Tel Aviv est peut-être devenue cette année la ville la plus chère du monde, mais c'est d'abord la ville plus chère d'Israël. Les touristes – quand il y en a – ne s'en rendent pas forcément compte du premier coup. Sauf quand ils changent leurs devises en shékels. Car alors, ils réalisent que leur pouvoir d'achat n'est pas exactement celui qu'ils escomptaient et découvrent ainsi ce que vivent les Israéliens, et en particulier ceux de Tel Aviv, au quotidien. Cette année, la devise israélienne a effectivement battu des records, atteignant sa parité la plus haute face à l'euro et au dollar depuis un quart de siècle. Ce qui explique en grande partie que Tel Aviv soit remonté en un an de la cinquième à la première place dans le classement de l'Economist, réalisé entre août et septembre. Deux paramètres principaux entrent dans l'étude du magazine britannique, le prix de l'alimentation et celui des transports. Sur ces deux postes, les prix ont augmenté respectivement de 3,5 et 21%, une conséquence directe des perturbations provoquée par la crise sanitaire.
Et pourtant, si l'on affine l'analyse, Tel Aviv n'est pas plus chère et même plutôt moins que Singapour ou New York pour le prix d'un loyer en centre-ville ou celui d'un kilo de pommes. Seulement, le salaire moyen d'un habitant de la métropole israélienne est légèrement inférieur à celui d'un Parisien, deux fois moins élevé que celui d'un New Yorkais et près de trois fois moins que celui d'un Zurichois. Sans compter qu'à Tel Aviv, le logement représente près de la moitié des revenus mensuels en moyenne, et que les prix élevés de l'immobilier se répercutent aussi sur les commerces et les services.
Et donc, en termes de pouvoir d'achat, le niveau de vie à Tel Aviv reste très en-deçà de celui d'autres métropoles étrangères. Les Israéliens le savent, pour qui Tel Aviv reste la capitale économique, mais une ville où il est de plus en plus coûteux de vivre, comme par exemple pour les étudiants ou pour les familles, ceux dont les revenus sont les plus bas ou les dépenses les plus élevées. Et il est vrai que la population de Tel Aviv a vieilli, avec des habitants qui se sont déplacés vers les proches banlieues souvent plus abordables. Le marché de l'immobilier de Tel Aviv est le plus cher du pays. Et cela ne touche pas seulement les tours luxueuses du nord de la ville ou les résidences de Neve Tsedek. C'est l'ensemble de la ville qui est touché, jusqu'aux quartiers du sud, hormis quelques zones habitées par les travailleurs migrants.

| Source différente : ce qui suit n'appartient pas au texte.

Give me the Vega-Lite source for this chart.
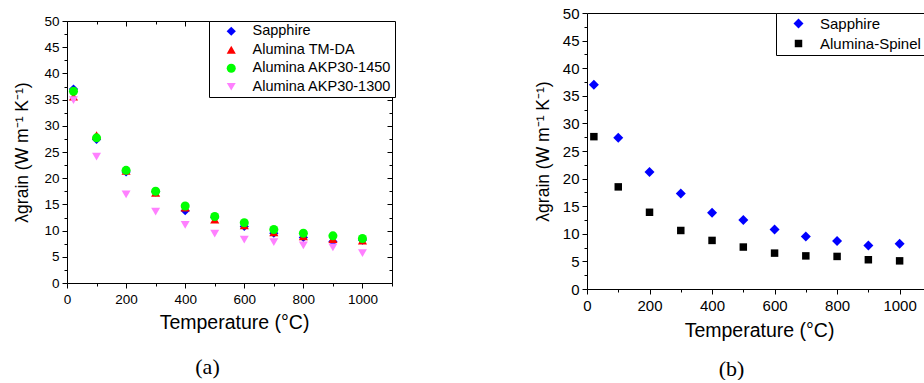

La qualité de vie à Tel Aviv a un prix que beaucoup d'Israéliens ont du mal à assumer. La restauration est un poste particulièrement coûteux, surtout comparé aux prix pratiqués en Europe. Les services sont aussi plus chers que dans le reste du pays. Et pourtant, Tel Aviv reste un aimant puissant. Historiquement, cela s'explique par la place de Tel Aviv comme première ville juive de l'ère moderne et les limitations imposées à l'époque du Mandat britannique, où les Juifs ne pouvaient s'établir que dans la plaine côtière. Aujourd'hui, Tel Aviv reste une métropole vibrante, créative, mais aussi de plus en plus bourgeoise. Les immeubles neufs sortent de terre en permanence, les chantiers du tramway et du métro promettent la fin des embouteillages. Tel Aviv change tout le temps, mais sa population a parfois du mal à tenir le rythme.